Exercise objective:
Set the data down again, exactly as it reads, but without the pictures.

Data excerpt start

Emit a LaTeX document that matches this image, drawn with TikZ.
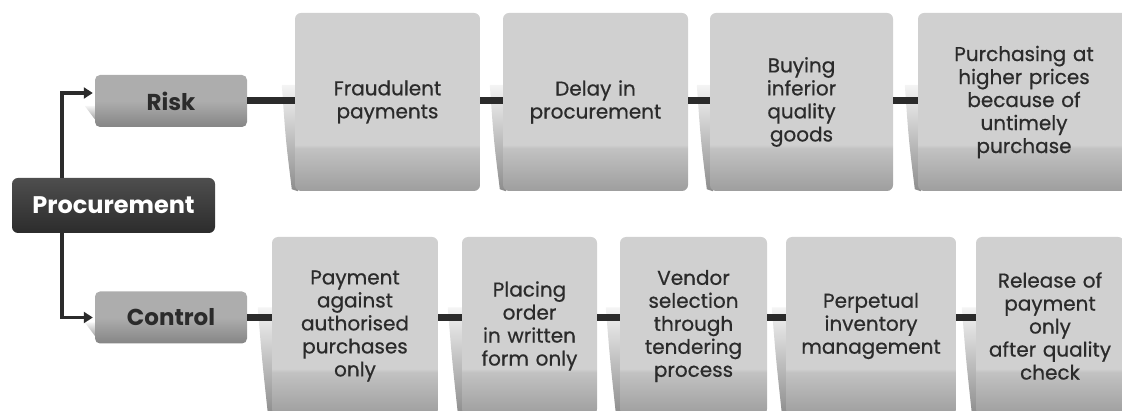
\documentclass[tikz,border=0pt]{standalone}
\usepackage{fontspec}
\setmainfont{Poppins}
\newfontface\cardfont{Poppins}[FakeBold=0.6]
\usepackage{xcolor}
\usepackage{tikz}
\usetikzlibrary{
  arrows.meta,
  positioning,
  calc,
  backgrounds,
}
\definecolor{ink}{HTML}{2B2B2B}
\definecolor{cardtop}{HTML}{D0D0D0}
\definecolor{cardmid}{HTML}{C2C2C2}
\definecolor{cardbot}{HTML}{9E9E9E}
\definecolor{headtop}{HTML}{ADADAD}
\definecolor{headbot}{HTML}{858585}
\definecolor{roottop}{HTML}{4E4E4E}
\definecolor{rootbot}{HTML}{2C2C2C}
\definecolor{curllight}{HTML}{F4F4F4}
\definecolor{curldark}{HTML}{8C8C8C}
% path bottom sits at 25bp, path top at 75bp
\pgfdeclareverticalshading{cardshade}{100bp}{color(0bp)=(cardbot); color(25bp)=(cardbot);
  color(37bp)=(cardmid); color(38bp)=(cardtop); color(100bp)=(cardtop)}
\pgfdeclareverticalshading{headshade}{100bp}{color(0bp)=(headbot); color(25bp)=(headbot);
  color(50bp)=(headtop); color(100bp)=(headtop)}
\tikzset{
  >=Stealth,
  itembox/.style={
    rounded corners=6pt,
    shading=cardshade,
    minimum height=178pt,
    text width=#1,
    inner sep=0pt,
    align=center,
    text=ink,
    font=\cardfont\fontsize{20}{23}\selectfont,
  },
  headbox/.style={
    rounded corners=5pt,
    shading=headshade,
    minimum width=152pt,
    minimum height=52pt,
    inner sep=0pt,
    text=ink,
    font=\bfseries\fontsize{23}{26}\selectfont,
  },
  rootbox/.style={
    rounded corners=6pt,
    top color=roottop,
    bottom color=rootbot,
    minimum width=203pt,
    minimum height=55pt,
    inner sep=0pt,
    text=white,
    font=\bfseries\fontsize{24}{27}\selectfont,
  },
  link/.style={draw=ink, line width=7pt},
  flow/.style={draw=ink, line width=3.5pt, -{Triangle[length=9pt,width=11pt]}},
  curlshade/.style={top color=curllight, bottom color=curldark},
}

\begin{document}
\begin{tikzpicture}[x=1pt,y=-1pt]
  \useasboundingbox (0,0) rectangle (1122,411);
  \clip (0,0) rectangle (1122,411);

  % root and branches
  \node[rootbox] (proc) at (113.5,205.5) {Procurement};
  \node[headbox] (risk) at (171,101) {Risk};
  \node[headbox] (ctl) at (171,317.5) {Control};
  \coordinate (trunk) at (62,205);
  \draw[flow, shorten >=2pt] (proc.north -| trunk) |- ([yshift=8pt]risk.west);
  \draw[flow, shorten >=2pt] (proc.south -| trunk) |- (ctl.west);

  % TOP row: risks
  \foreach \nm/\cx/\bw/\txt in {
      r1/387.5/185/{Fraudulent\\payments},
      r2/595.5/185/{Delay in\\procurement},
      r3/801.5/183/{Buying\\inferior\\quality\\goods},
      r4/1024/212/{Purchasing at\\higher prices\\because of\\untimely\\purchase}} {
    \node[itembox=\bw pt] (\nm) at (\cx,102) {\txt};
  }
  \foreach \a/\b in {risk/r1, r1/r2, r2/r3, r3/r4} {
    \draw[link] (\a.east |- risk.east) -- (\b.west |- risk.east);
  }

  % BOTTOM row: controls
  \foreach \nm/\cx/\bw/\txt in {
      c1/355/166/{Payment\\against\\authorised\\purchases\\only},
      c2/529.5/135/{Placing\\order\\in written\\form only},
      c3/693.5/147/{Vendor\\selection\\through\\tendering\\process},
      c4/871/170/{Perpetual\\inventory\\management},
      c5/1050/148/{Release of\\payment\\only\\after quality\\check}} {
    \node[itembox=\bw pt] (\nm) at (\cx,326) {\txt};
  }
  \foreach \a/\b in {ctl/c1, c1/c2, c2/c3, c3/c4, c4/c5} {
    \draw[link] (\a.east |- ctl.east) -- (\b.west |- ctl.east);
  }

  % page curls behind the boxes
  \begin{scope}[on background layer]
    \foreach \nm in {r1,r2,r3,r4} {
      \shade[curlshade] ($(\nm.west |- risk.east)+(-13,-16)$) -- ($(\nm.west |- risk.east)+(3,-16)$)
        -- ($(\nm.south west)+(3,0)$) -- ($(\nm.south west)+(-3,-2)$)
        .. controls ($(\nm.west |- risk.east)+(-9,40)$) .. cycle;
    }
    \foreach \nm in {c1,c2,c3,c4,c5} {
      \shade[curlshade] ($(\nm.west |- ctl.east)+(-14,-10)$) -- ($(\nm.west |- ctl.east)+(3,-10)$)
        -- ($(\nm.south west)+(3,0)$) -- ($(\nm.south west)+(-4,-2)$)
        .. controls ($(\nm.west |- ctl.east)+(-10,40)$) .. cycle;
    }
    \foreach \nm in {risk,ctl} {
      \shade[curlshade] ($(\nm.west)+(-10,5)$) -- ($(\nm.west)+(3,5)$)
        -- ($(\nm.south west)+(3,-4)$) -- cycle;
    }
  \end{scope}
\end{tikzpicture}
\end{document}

Data excerpt end

Answer:
Emit a LaTeX document that matches this image, drawn with TikZ.
\documentclass[tikz,border=0pt]{standalone}
\usepackage{fontspec}
\setmainfont{Poppins}
\newfontface\cardfont{Poppins}[FakeBold=0.6]
\usepackage{xcolor}
\usepackage{tikz}
\usetikzlibrary{
  arrows.meta,
  positioning,
  calc,
  backgrounds,
}
\definecolor{ink}{HTML}{2B2B2B}
\definecolor{cardtop}{HTML}{D0D0D0}
\definecolor{cardmid}{HTML}{C2C2C2}
\definecolor{cardbot}{HTML}{9E9E9E}
\definecolor{headtop}{HTML}{ADADAD}
\definecolor{headbot}{HTML}{858585}
\definecolor{roottop}{HTML}{4E4E4E}
\definecolor{rootbot}{HTML}{2C2C2C}
\definecolor{curllight}{HTML}{F4F4F4}
\definecolor{curldark}{HTML}{8C8C8C}
% path bottom sits at 25bp, path top at 75bp
\pgfdeclareverticalshading{cardshade}{100bp}{color(0bp)=(cardbot); color(25bp)=(cardbot);
  color(37bp)=(cardmid); color(38bp)=(cardtop); color(100bp)=(cardtop)}
\pgfdeclareverticalshading{headshade}{100bp}{color(0bp)=(headbot); color(25bp)=(headbot);
  color(50bp)=(headtop); color(100bp)=(headtop)}
\tikzset{
  >=Stealth,
  itembox/.style={
    rounded corners=6pt,
    shading=cardshade,
    minimum height=178pt,
    text width=#1,
    inner sep=0pt,
    align=center,
    text=ink,
    font=\cardfont\fontsize{20}{23}\selectfont,
  },
  headbox/.style={
    rounded corners=5pt,
    shading=headshade,
    minimum width=152pt,
    minimum height=52pt,
    inner sep=0pt,
    text=ink,
    font=\bfseries\fontsize{23}{26}\selectfont,
  },
  rootbox/.style={
    rounded corners=6pt,
    top color=roottop,
    bottom color=rootbot,
    minimum width=203pt,
    minimum height=55pt,
    inner sep=0pt,
    text=white,
    font=\bfseries\fontsize{24}{27}\selectfont,
  },
  link/.style={draw=ink, line width=7pt},
  flow/.style={draw=ink, line width=3.5pt, -{Triangle[length=9pt,width=11pt]}},
  curlshade/.style={top color=curllight, bottom color=curldark},
}

\begin{document}
\begin{tikzpicture}[x=1pt,y=-1pt]
  \useasboundingbox (0,0) rectangle (1122,411);
  \clip (0,0) rectangle (1122,411);

  % root and branches
  \node[rootbox] (proc) at (113.5,205.5) {Procurement};
  \node[headbox] (risk) at (171,101) {Risk};
  \node[headbox] (ctl) at (171,317.5) {Control};
  \coordinate (trunk) at (62,205);
  \draw[flow, shorten >=2pt] (proc.north -| trunk) |- ([yshift=8pt]risk.west);
  \draw[flow, shorten >=2pt] (proc.south -| trunk) |- (ctl.west);

  % TOP row: risks
  \foreach \nm/\cx/\bw/\txt in {
      r1/387.5/185/{Fraudulent\\payments},
      r2/595.5/185/{Delay in\\procurement},
      r3/801.5/183/{Buying\\inferior\\quality\\goods},
      r4/1024/212/{Purchasing at\\higher prices\\because of\\untimely\\purchase}} {
    \node[itembox=\bw pt] (\nm) at (\cx,102) {\txt};
  }
  \foreach \a/\b in {risk/r1, r1/r2, r2/r3, r3/r4} {
    \draw[link] (\a.east |- risk.east) -- (\b.west |- risk.east);
  }

  % BOTTOM row: controls
  \foreach \nm/\cx/\bw/\txt in {
      c1/355/166/{Payment\\against\\authorised\\purchases\\only},
      c2/529.5/135/{Placing\\order\\in written\\form only},
      c3/693.5/147/{Vendor\\selection\\through\\tendering\\process},
      c4/871/170/{Perpetual\\inventory\\management},
      c5/1050/148/{Release of\\payment\\only\\after quality\\check}} {
    \node[itembox=\bw pt] (\nm) at (\cx,326) {\txt};
  }
  \foreach \a/\b in {ctl/c1, c1/c2, c2/c3, c3/c4, c4/c5} {
    \draw[link] (\a.east |- ctl.east) -- (\b.west |- ctl.east);
  }

  % page curls behind the boxes
  \begin{scope}[on background layer]
    \foreach \nm in {r1,r2,r3,r4} {
      \shade[curlshade] ($(\nm.west |- risk.east)+(-13,-16)$) -- ($(\nm.west |- risk.east)+(3,-16)$)
        -- ($(\nm.south west)+(3,0)$) -- ($(\nm.south west)+(-3,-2)$)
        .. controls ($(\nm.west |- risk.east)+(-9,40)$) .. cycle;
    }
    \foreach \nm in {c1,c2,c3,c4,c5} {
      \shade[curlshade] ($(\nm.west |- ctl.east)+(-14,-10)$) -- ($(\nm.west |- ctl.east)+(3,-10)$)
        -- ($(\nm.south west)+(3,0)$) -- ($(\nm.south west)+(-4,-2)$)
        .. controls ($(\nm.west |- ctl.east)+(-10,40)$) .. cycle;
    }
    \foreach \nm in {risk,ctl} {
      \shade[curlshade] ($(\nm.west)+(-10,5)$) -- ($(\nm.west)+(3,5)$)
        -- ($(\nm.south west)+(3,-4)$) -- cycle;
    }
  \end{scope}
\end{tikzpicture}
\end{document}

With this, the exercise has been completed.